Alternating Current

Unlike the constant voltage of a battery, household electricity oscillates sinusoidally—it swaps direction 50 or 60 times per second depending on your country. This alternating current (AC) seems chaotic compared to direct current (DC), yet it dominates modern power systems. Why? Because AC enables transformers, which electromagnetic-induction makes possible, allowing efficient long-distance power transmission. This chapter explores AC circuits and how our technology leverages the elegant mathematics of oscillating voltages and currents.

Advantages of AC Over DC

AC enables transformers: You can step voltage up for efficient transmission, then down for safe use. Transformers don't work with DC.

AC efficient to generate: Rotating a coil in a magnetic field naturally produces AC—it's mechanically simpler than mechanical commutators needed for DC.

AC safer for distribution: High voltage AC can be stepped down before reaching consumers.

These advantages explain why the grid uses AC despite the added complexity.

Sinusoidal AC Voltage and Current

AC voltage varies as:

v(t) = v_m sin(ωt)

Where:

• v_m is peak (amplitude) voltage
• ω = 2πf is angular frequency
• f is frequency (50 or 60 Hz)

The RMS (root mean square) voltage is what "110 volts" actually means:

V_RMS = v_m/√2 ≈ 0.707 v_m

RMS voltage gives the equivalent DC voltage that would produce the same average power.

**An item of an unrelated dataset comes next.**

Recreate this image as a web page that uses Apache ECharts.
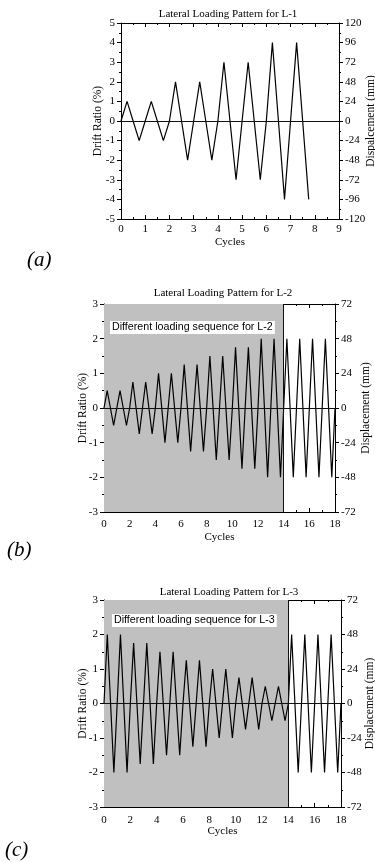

A 110V (RMS) AC supply has peak voltage around 155V.

Similarly for current: I_RMS = i_m/√2

AC Through Resistors: Ohm's Law Still Works

For pure resistance, Ohm's law applies to RMS values:

V_RMS = I_RMS × R

Voltage and current oscillate in phase—they reach peaks simultaneously. Power dissipated (as heat) is:

P_avg = V_RMS × I_RMS = I²_RMS × R

AC Through Inductors: Inductive Reactance

From electromagnetic-induction, inductors oppose changes in current. This opposition to AC flow is inductive reactance:

X_L = ωL = 2πfL

Measured in ohms. Higher frequency → greater reactance. An inductor acts like a frequency-selective resistor.

Current lags voltage by 90° in a pure inductor (voltage peaks before current peaks). No net energy is dissipated—energy oscillates between the magnetic field and the circuit.

AC Through Capacitors: Capacitive Reactance

From electrostatic-potential-and-capacitance, capacitors store charge. Their opposition to AC is capacitive reactance:

X_C = 1/(ωC)

Higher frequency → lower reactance. Capacitors pass high frequencies and block low frequencies (used for signal filtering).

Current leads voltage by 90° in a pure capacitor (opposite phase relationship to inductors).

LCR Circuit: Impedance and Resonance

A circuit with resistance, inductance, and capacitance together has impedance:

Z = √[R² + (X_L - X_C)²]

The voltage-current relationship becomes:

I_RMS = V_RMS/Z

Resonance occurs when X_L = X_C, making Z = R (minimum impedance). At resonance:

f_0 = 1/(2π√LC)

At resonance frequency, impedance is purely resistive (no reactive component), and impedance is minimum. Current is maximum for a given voltage. This is why radio tuning circuits work—they select the resonance frequency.

Power Factor

In AC circuits with reactive components, not all voltage contributes to real power. The power factor is:

PF = cos(φ) = R/Z

Where φ is the phase angle between voltage and current.

Real power: P = V_RMS × I_RMS × cos(φ)

If a circuit is purely reactive (φ = 90°), cos(φ) = 0 and no real power is transferred—just reactive power oscillates back and forth. Industrial facilities often have inductors from motors, creating poor power factors and requiring capacitors for correction.

Related Topics

current-electricity | electromagnetic-induction | electrostatic-potential-and-capacitance

Socratic Questions

1. Why does AC transmission work better for long distances than DC, even though both can transmit power? What specifically about transformers and stepping voltage up makes the difference?

1. In an ideal inductor (no resistance), no power is dissipated, yet you're applying voltage and current flows. Where does the energy go? Why don't we extract it?

1. At resonance in an LCR circuit, reactances cancel (X_L = X_C). Is this a coincidence, or does it reveal something deeper about oscillating systems?

1. A 60 Hz AC household outlet oscillates 120 times per second (both directions count). Why doesn't the flickering light from a light bulb at this frequency bother our eyes?

1. Why do large electric motors reduce the power factor of a facility to below 1.0? What could a factory do to correct this?